Scientism is possibly a hangover from the pre-relativistic days of Spinoza's clockwork universe. But Spinoza's clockwork universe (which he concocted in an effort to reconcile the apparent paradox between the omnipotence of God and the Free Will of Humanity), provides a not-veryhelpful model of natural phenomena, one which explains little. The clockwork, or mechanistic universe was a drearily predictable place, one which made the claim that every event could be organized and catalogued into a single all-encompassing system. Relativity put an end to that. (it is interesting to note, in this context, the primary metaphysical motives that were the foundation of much of 19th century, pre-relativistic science.)

Scientism itself is an anti-scientific, anti-rational belief. We have nothing, except wishful thinking, perhaps, to support the belief that all fields of study require, or would even be improved, by scientific method. This belief is a naive tribute to the efficacy of science. Science produces results, astonishing results. Ethics does not. People still lie, steal, cheat, rape and maim today just as they have for the past ten thousand years. Perhaps (I suspect the reasoning goes) if we start studying Ethics the way we study science, we will start producing the same astonishing results, and someday live in a world without war. Many times, all we need do is state a belief in order to make the fallacies clear, and the previous statement is an example of that. Ethics is a type of study different than science, and its results cannot be measured. The fact that crimes are committed today, as they have been for thousands of years, does not indicate a 'lack of progress' or- that the study of Ethics must be improved. It is not the goal of Ethics to produce the quantitative results that science does.

Ethics seeks qualitative results, and in the study of qualities, science has nothing to offer. The qualitative studies - art, literature, poetry, dance, music, in some cases philosophy - work with entirely different principles, different goals. Where science seeks generalized truths, and has little use for the eccentric, the qualitative studies are based upon eccentric phenomena, the personality of individuals, the quirks of time and fashion, the irreproducible results of paint splatter and wordplay.

Thus, scientism excludes, ignores, or has no comprehension of, whole areas of study which have given us immeasurable knowledge.

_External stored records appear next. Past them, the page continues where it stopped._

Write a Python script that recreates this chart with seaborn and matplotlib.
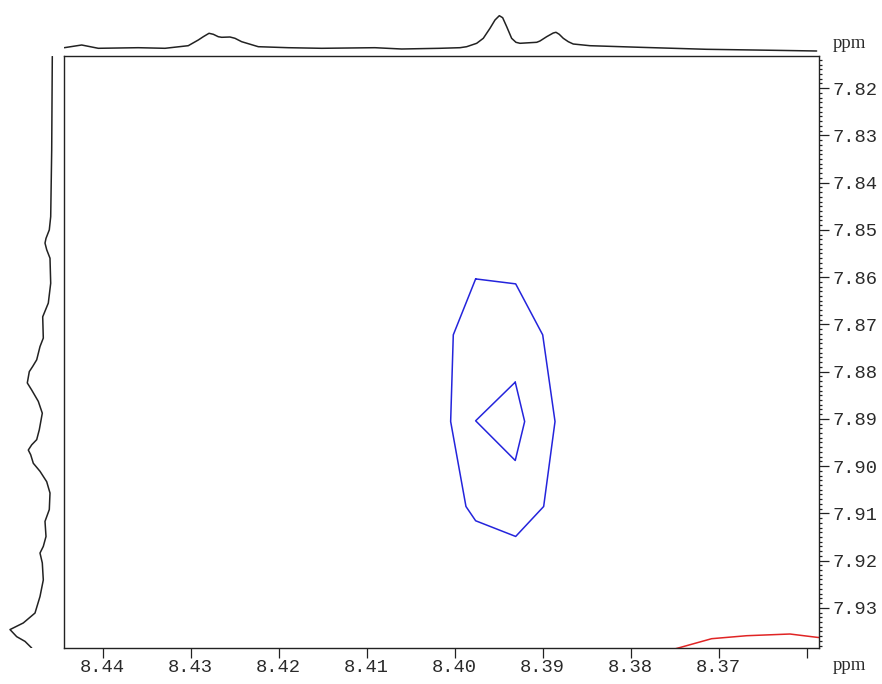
import matplotlib
matplotlib.use("Agg")
import matplotlib.pyplot as plt
from matplotlib.ticker import MultipleLocator, FuncFormatter, FormatStrFormatter
import seaborn as sns

# 1D projection along F2 (top trace): chemical shift (ppm) and intensity (a.u.)
top_ppm = [8.44435, 8.44237, 8.44048, 8.43594, 8.43290, 8.43026, 8.42912,
           8.42855, 8.42790, 8.42741, 8.42685, 8.42646, 8.42552, 8.42495,
           8.42419, 8.42230, 8.41889, 8.41510, 8.40904, 8.40601, 8.40165,
           8.39938, 8.39862, 8.39748, 8.39673, 8.39597, 8.39540, 8.39491,
           8.39453, 8.39407, 8.39351, 8.39302, 8.39256, 8.39066, 8.39029,
           8.38953, 8.38878, 8.38847, 8.38810, 8.38764, 8.38707, 8.38651,
           8.38461, 8.37893, 8.37135, 8.36378, 8.35885]
top_int = [7.3, 10.0, 6.7, 7.3, 6.7, 9.3, 15.0,
           18.3, 21.7, 20.7, 18.3, 17.7, 18.0, 16.7,
           13.3, 8.3, 7.3, 6.7, 7.3, 6.0, 6.7,
           7.3, 8.3, 11.7, 16.7, 26.7, 35.0, 39.3,
           37.3, 28.3, 16.7, 12.7, 11.7, 12.7, 14.0,
           18.3, 22.0, 22.7, 20.7, 16.7, 13.3, 11.0,
           9.3, 7.7, 5.7, 4.7, 4.0]

# 1D projection along F1 (left trace)
left_ppm = [7.8133, 7.8331, 7.8472, 7.8500, 7.8518, 7.8528, 7.8542, 7.8560,
            7.8613, 7.8655, 7.8684, 7.8729, 7.8747, 7.8775, 7.8789, 7.8800,
            7.8824, 7.8839, 7.8863, 7.8888, 7.8923, 7.8944, 7.8955, 7.8966,
            7.8976, 7.8994, 7.9011, 7.9033, 7.9057, 7.9092, 7.9117, 7.9149,
            7.9170, 7.9184, 7.9205, 7.9241, 7.9276, 7.9311, 7.9332, 7.9346,
            7.9361, 7.9371, 7.9385]
left_int = [2.7, 3.3, 4.3, 5.7, 9.0, 10.0, 8.3, 5.0,
            4.3, 6.7, 12.3, 11.7, 15.0, 18.3, 22.3, 25.7,
            27.7, 23.3, 16.7, 12.7, 15.7, 18.3, 23.3, 26.7,
            24.3, 21.7, 15.0, 8.3, 5.0, 5.7, 10.0, 9.0,
            11.7, 15.0, 12.7, 11.7, 15.0, 20.0, 31.7, 45.0,
            38.3, 30.0, 23.3]

# positive contour levels (blue)
outer_x = [8.39760, 8.39305, 8.38998, 8.38858, 8.38987, 8.39305, 8.39760,
           8.39870, 8.40044, 8.40014, 8.39760]
outer_y = [7.86038, 7.86143, 7.87222, 7.89056, 7.90855, 7.91489, 7.91157,
           7.90855, 7.89056, 7.87222, 7.86038]
inner_x = [8.39310, 8.39203, 8.39310, 8.39760, 8.39310]
inner_y = [7.88223, 7.89056, 7.89881, 7.89041, 7.88223]

# negative contour level (red), cut by the frame
neg_x = [8.37779, 8.37446, 8.37078, 8.36680, 8.36188, 8.35873, 8.35734]
neg_y = [7.94017, 7.93844, 7.93653, 7.93590, 7.93554, 7.93626, 7.93643]

x_range = (8.44438, 8.35858)
y_range = (7.9385, 7.8132)
hidden_x_labels = ["8.36"]

sns.set_style("white")
plt.rcParams["font.family"] = ["Liberation Mono", "DejaVu Sans"]

W, H = 882, 684
fig = plt.figure(figsize=(W / 100, H / 100), dpi=100)
ax = fig.add_axes([64 / W, 1 - 648 / H, 755 / W, 592 / H])
top = fig.add_axes([64 / W, 1 - 55 / H, 755 / W, 50 / H])
left = fig.add_axes([5 / W, 1 - 648 / H, 50 / W, 592 / H])

blue = "#2424dc"
sns.lineplot(x=outer_x, y=outer_y, sort=False, estimator=None, ax=ax,
             color=blue, linewidth=1.1)
sns.lineplot(x=inner_x, y=inner_y, sort=False, estimator=None, ax=ax,
             color=blue, linewidth=1.1)
sns.lineplot(x=neg_x, y=neg_y, sort=False, estimator=None, ax=ax,
             color="#e02424", linewidth=1.1)

ax.set_xlim(*x_range)
ax.set_ylim(*y_range)
ax.set_xlabel("")
ax.set_ylabel("")
for s in ax.spines.values():
    s.set_color("#222222")
    s.set_linewidth(1.0)


def x_label(v, pos):
    txt = f"{v:.2f}"
    return "" if txt in hidden_x_labels else txt


ax.xaxis.set_major_locator(MultipleLocator(0.01))
ax.xaxis.set_minor_locator(MultipleLocator(0.001))
ax.yaxis.set_major_locator(MultipleLocator(0.01))
ax.yaxis.set_minor_locator(MultipleLocator(0.001))
ax.xaxis.set_major_formatter(FuncFormatter(x_label))
ax.yaxis.set_major_formatter(FormatStrFormatter("%.2f"))
ax.yaxis.tick_right()
ax.tick_params(axis="both", which="both", direction="out", color="#222222",
               width=0.9)
ax.tick_params(axis="both", which="major", length=7.5,
               labelsize=13.5, labelcolor="#2a2a2a")
ax.tick_params(axis="both", which="minor", length=2.5)
ax.tick_params(axis="y", which="major", pad=2)
ax.tick_params(axis="x", which="major", pad=0.5)
ax.tick_params(axis="y", left=False, right=True)
ax.tick_params(axis="x", top=False, bottom=True)

sns.lineplot(x=top_ppm, y=top_int, sort=False, estimator=None, ax=top,
             color="#222222", linewidth=1.1)
top.set_xlim(*x_range)
top.set_ylim(0, 50)
top.axis("off")

sns.lineplot(x=left_int, y=left_ppm, sort=False, estimator=None, ax=left,
             color="#222222", linewidth=1.1, orient="y")
left.set_xlim(50, 0)
left.set_ylim(*y_range)
left.axis("off")

fig.text(849 / W, 1 - 665 / H, "ppm", family="Liberation Serif", fontsize=13.5,
         ha="center", va="center", color="#2a2a2a")
fig.text(849 / W, 1 - 44 / H, "ppm", family="Liberation Serif", fontsize=13.5,
         ha="center", va="center", color="#2a2a2a")

fig.savefig("out.png", dpi=100)
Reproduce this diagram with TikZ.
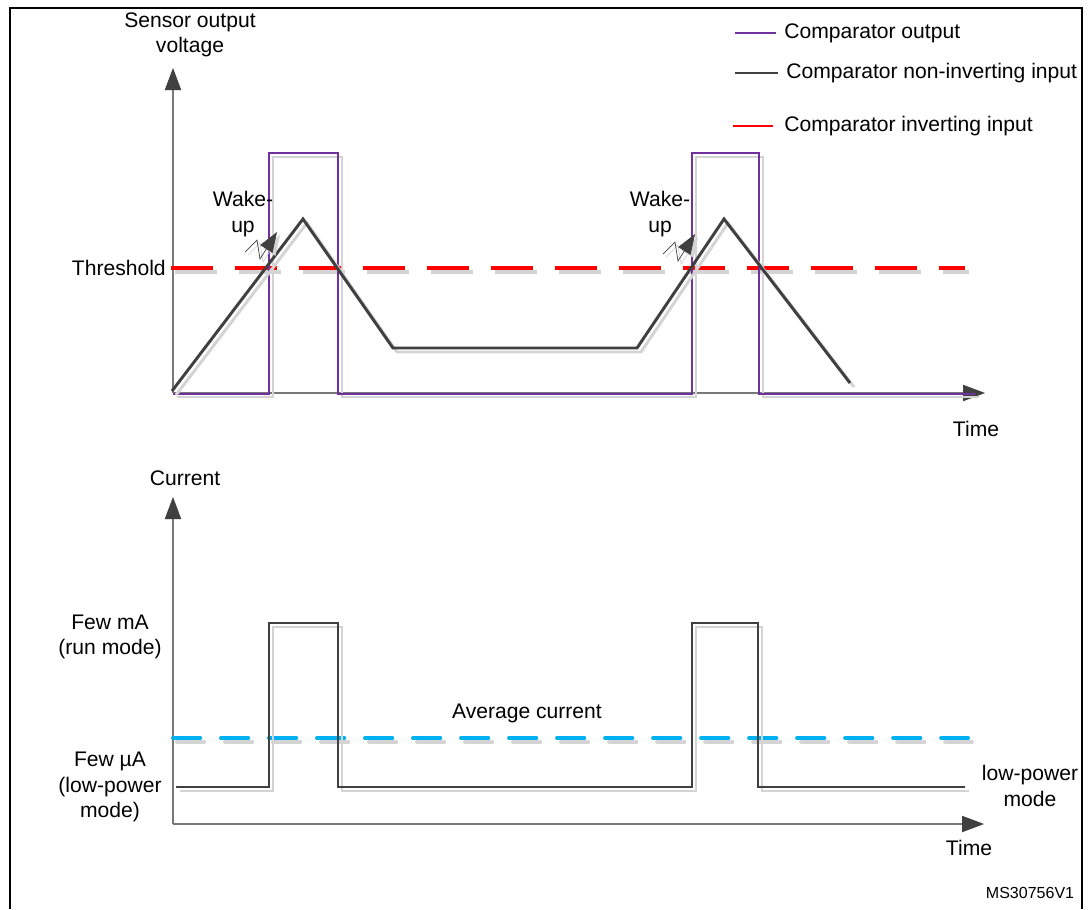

Yet I have occasionally run across these promoters of 'scientism', and usually among the academic studies, science educators and the like.

If it is indeed the case that scientism is strictly an academic bias, one which has no circulation outside academia, then we need not concern ourselves with it, for aside from confusing a few students (which is a good exercise for them - nothing like a bit of confusion to teach you how to think for yourself is it a moribund belief, one which cannot survive except in the artificial world of books.